Hello,
I'm developing cross-platform project that would support :
- Four C++ compilers - GCC, MSVC, SunStudio, Intel,
- Five Operating Systems: Linux, OpenSolaris, FreeBSD, Windows, Mac OS X.
I totally understand that without proper unit testing there is no chance to perform proper QA on all these platforms.
However, as you all know writing unit tests is extremely boring and slow down development process (because it is boring and development of FOSS software shouldn't be such)
How do you manage to write good unit-testing code and not stop writing code.
If you at least get salary for this, you can say - at least I get something for this, but if you don't, this is much harder!
Clarification:
I understand that TDD should be the key, but TDD has following very strict restrictions:
- You have exact specifications.
- You have fully defined API.
This is true for project that is developed in customer-provider style, but it can't be done for project that evolves.
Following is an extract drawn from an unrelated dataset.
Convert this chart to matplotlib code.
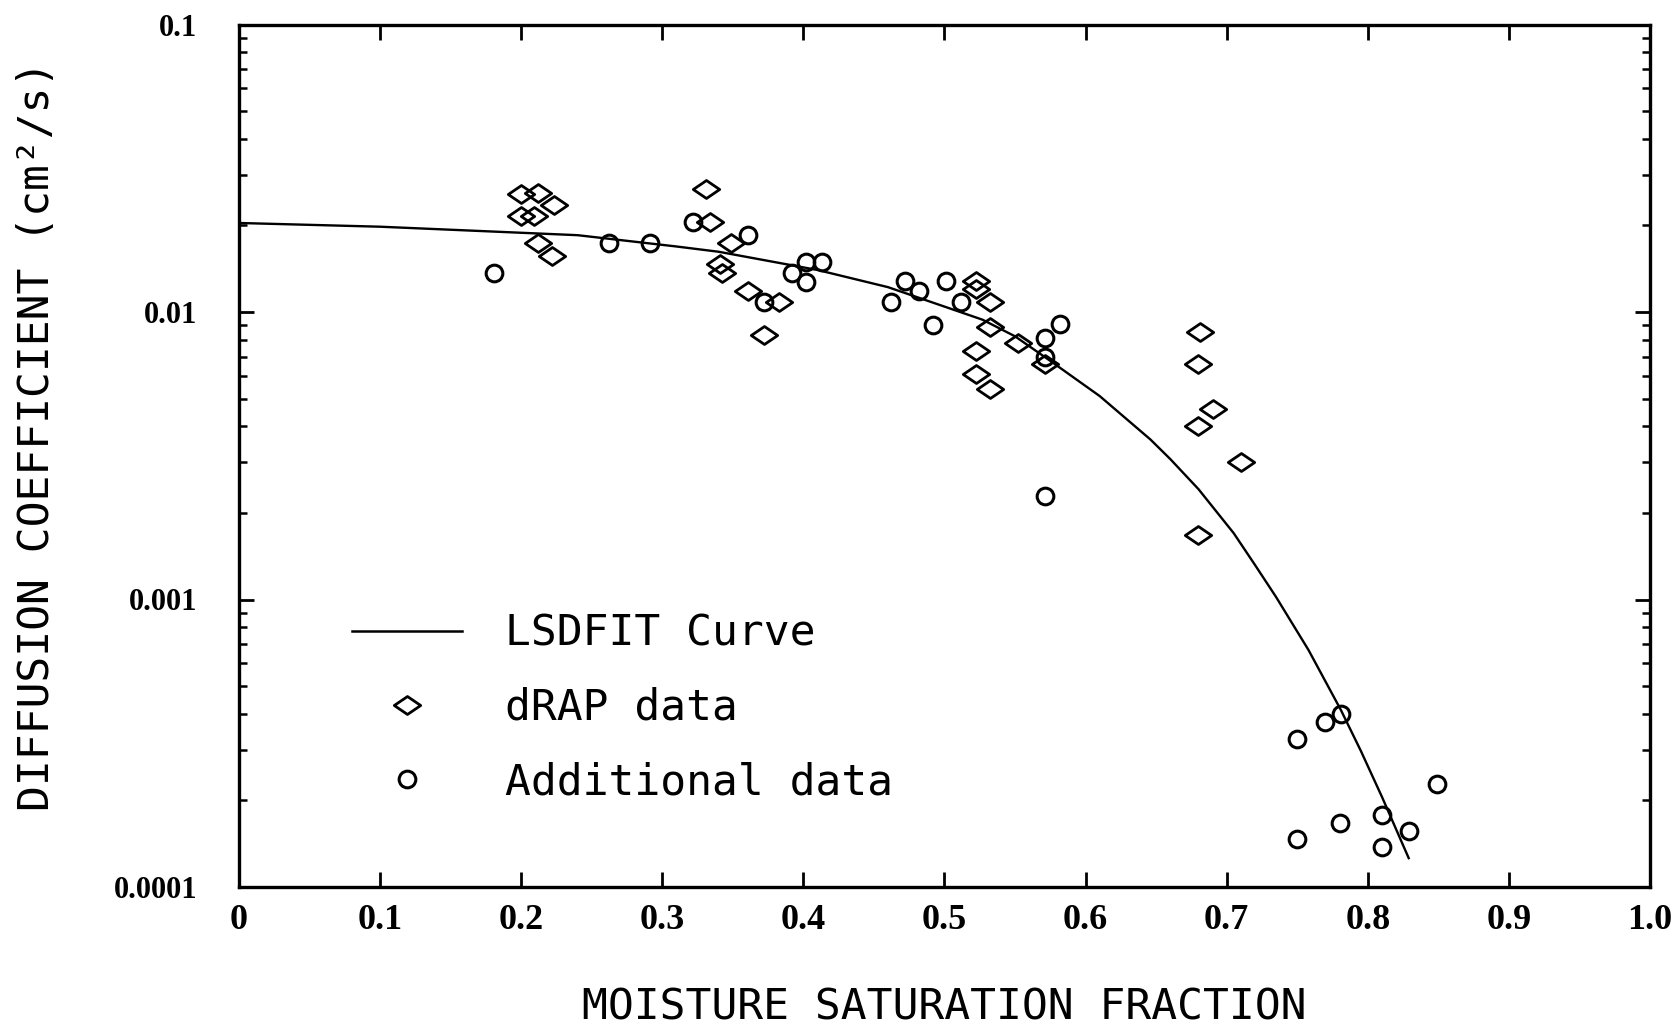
import matplotlib
matplotlib.use("Agg")
import matplotlib.pyplot as plt
from matplotlib.path import Path
from matplotlib.ticker import FixedLocator, LogLocator, NullFormatter
from matplotlib.lines import Line2D

# ---- data ----
curve_x = [0.0, 0.10, 0.24, 0.31, 0.34, 0.41, 0.46, 0.527, 0.55, 0.575, 0.61, 0.646,
           0.66, 0.68, 0.705, 0.72, 0.735, 0.758, 0.781, 0.795, 0.81, 0.829]
curve_y = [0.0204, 0.0198, 0.0185, 0.0169, 0.0162, 0.0140, 0.0122, 0.0094, 0.00823,
           0.00676, 0.0051, 0.0036, 0.00308, 0.00242, 0.00170, 0.00132, 0.00102,
           0.000667, 0.000412, 0.000298, 0.000206, 0.000126]

drap_x = [0.200, 0.212, 0.223, 0.200, 0.209, 0.212, 0.222,
          0.331, 0.334, 0.349, 0.341, 0.342, 0.361, 0.383, 0.372,
          0.522, 0.522, 0.532, 0.532, 0.522, 0.522, 0.532, 0.552, 0.571,
          0.681, 0.680, 0.690, 0.680, 0.710, 0.680]
drap_y = [0.0257, 0.0260, 0.0235, 0.0216, 0.0216, 0.0174, 0.0157,
          0.0267, 0.0205, 0.0174, 0.0147, 0.0137, 0.0118, 0.0108, 0.0083,
          0.0128, 0.0120, 0.0108, 0.0089, 0.0073, 0.0061, 0.0054, 0.0078, 0.0066,
          0.0085, 0.0066, 0.0046, 0.0040, 0.0030, 0.00168]

add_x = [0.181, 0.262, 0.291, 0.322, 0.361, 0.372, 0.392, 0.402, 0.413, 0.402,
         0.462, 0.472, 0.482, 0.492, 0.501, 0.512, 0.582, 0.571, 0.571, 0.571,
         0.750, 0.770, 0.781, 0.849, 0.750, 0.780, 0.810, 0.810, 0.829]
add_y = [0.0137, 0.0174, 0.0174, 0.0205, 0.0186, 0.0108, 0.0137, 0.0149, 0.0149, 0.0127,
         0.0108, 0.0128, 0.0118, 0.0090, 0.0128, 0.0108, 0.0091, 0.0081, 0.0070, 0.00229,
         0.000326, 0.000375, 0.000399, 0.000229, 0.000147, 0.000167, 0.000178, 0.000138, 0.000157]

x_ticks = [0.0, 0.1, 0.2, 0.3, 0.4, 0.5, 0.6, 0.7, 0.8, 0.9, 1.0]
x_tick_labels = ["0", "0.1", "0.2", "0.3", "0.4", "0.5", "0.6", "0.7", "0.8", "0.9", "1.0"]
y_ticks = [1e-4, 1e-3, 1e-2, 1e-1]
y_tick_labels = ["0.0001", "0.001", "0.01", "0.1"]

labels = ["LSDFIT Curve", "dRAP data", "Additional data"]
xlabel = "MOISTURE SATURATION FRACTION"
ylabel = "DIFFUSION COEFFICIENT (cm\u00b2/s)"

# ---- figure ----
W, H = 1673, 1025
fig = plt.figure(figsize=(W / 100, H / 100), dpi=100)
ax = fig.add_axes([239 / W, 1 - 887 / H, (1650 - 239) / W, (887 - 24.5) / H])

diamond = Path([(-1, 0), (0, 0.68), (1, 0), (0, -0.68), (-1, 0)],
               [Path.MOVETO, Path.LINETO, Path.LINETO, Path.LINETO, Path.CLOSEPOLY])

ax.plot(curve_x, curve_y, color="black", lw=1.7, solid_joinstyle="round")
ax.plot(drap_x, drap_y, linestyle="none", marker=diamond, ms=19, mfc="none",
        mec="black", mew=2.0)
ax.plot(add_x, add_y, linestyle="none", marker="o", ms=12, mfc="none",
        mec="black", mew=2.2)

ax.set_yscale("log")
ax.set_xlim(0, 1.0)
ax.set_ylim(1e-4, 1e-1)

ax.xaxis.set_major_locator(FixedLocator(x_ticks))
ax.set_xticklabels(x_tick_labels)
ax.yaxis.set_major_locator(FixedLocator(y_ticks))
ax.set_yticklabels(y_tick_labels)
ax.yaxis.set_minor_locator(LogLocator(base=10, subs=[2, 3, 4, 5, 6, 7, 8, 9]))
ax.yaxis.set_minor_formatter(NullFormatter())

for s in ax.spines.values():
    s.set_linewidth(2.4)

ax.tick_params(axis="both", which="major", direction="in", top=True, right=True,
               length=11, width=2.0)
ax.tick_params(axis="y", which="minor", direction="in", right=True,
               length=6, width=1.8)
ax.tick_params(axis="x", which="major", pad=12)
ax.tick_params(axis="y", which="major", pad=30)

for lab in ax.get_xticklabels():
    lab.set_fontfamily("Liberation Serif")
    lab.set_fontweight("bold")
    lab.set_fontsize(26)
for lab in ax.get_yticklabels():
    lab.set_fontfamily("Liberation Serif")
    lab.set_fontweight("bold")
    lab.set_fontsize(22)

fig.text(944 / W, 1 - 1007 / H, xlabel, ha="center", va="center",
         fontfamily="DejaVu Sans Mono", fontsize=31)
fig.text(37 / W, 1 - 436 / H, ylabel, ha="center", va="center", rotation=90,
         fontfamily="DejaVu Sans Mono", fontsize=31)

handles = [
    Line2D([], [], color="black", lw=1.8),
    Line2D([], [], linestyle="none", marker=diamond, ms=19, mfc="none", mec="black", mew=2.0),
    Line2D([], [], linestyle="none", marker="o", ms=12, mfc="none", mec="black", mew=2.2),
]
leg = ax.legend(handles, labels, loc="center left",
                bbox_to_anchor=(352 / W, 1 - 708 / H), bbox_transform=fig.transFigure,
                frameon=False, borderpad=0, borderaxespad=0, handlelength=2.55,
                handletextpad=1.0, labelspacing=0.75, numpoints=1,
                prop={"family": "DejaVu Sans Mono", "size": 31})

fig.savefig("out.png", dpi=100, facecolor="white")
Sometimes to decide what feature do I need, I have to create something and understand if it works well, if API is suitable and helps me or it is ugly and does not satisfy me.
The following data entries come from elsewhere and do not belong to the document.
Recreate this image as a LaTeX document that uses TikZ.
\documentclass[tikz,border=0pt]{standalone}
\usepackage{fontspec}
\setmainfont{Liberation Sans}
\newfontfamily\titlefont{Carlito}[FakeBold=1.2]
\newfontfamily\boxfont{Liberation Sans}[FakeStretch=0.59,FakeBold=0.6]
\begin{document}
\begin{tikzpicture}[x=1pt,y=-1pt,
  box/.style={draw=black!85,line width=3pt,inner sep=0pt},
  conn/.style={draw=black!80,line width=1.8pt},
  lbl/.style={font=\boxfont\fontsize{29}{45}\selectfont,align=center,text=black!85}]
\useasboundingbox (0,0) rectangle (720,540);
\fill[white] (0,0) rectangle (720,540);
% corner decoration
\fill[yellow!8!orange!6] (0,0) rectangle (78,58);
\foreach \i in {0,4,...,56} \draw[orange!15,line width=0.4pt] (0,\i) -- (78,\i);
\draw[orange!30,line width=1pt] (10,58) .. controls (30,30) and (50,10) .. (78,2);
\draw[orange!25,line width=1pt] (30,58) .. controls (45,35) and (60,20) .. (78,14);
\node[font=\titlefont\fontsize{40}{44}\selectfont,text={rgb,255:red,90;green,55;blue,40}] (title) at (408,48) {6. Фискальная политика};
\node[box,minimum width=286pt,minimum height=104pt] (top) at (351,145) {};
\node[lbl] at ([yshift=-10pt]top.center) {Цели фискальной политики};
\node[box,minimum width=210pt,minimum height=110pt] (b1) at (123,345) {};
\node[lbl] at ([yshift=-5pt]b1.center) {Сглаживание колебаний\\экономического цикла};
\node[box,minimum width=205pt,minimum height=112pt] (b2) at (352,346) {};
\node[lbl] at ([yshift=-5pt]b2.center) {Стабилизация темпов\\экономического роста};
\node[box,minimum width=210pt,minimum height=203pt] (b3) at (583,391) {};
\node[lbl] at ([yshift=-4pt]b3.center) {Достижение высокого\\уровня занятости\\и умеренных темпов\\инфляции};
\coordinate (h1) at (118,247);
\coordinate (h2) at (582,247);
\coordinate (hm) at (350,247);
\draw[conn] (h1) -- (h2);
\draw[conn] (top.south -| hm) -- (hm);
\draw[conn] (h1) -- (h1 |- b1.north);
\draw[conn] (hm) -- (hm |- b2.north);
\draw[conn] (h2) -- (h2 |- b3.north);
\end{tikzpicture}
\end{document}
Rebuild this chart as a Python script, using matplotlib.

I see the development process more like evolution, less development according to specifications. Because when I begin implementing some feature, sometimes I do not know if it would work well and what model would it use.
This is quite different style of development that contradicts TDD.
On the other hand, support of wide range of systems requires unit tests to make sure that existing code works on various platform and if I want to support new one I only need to compile the code and run tests.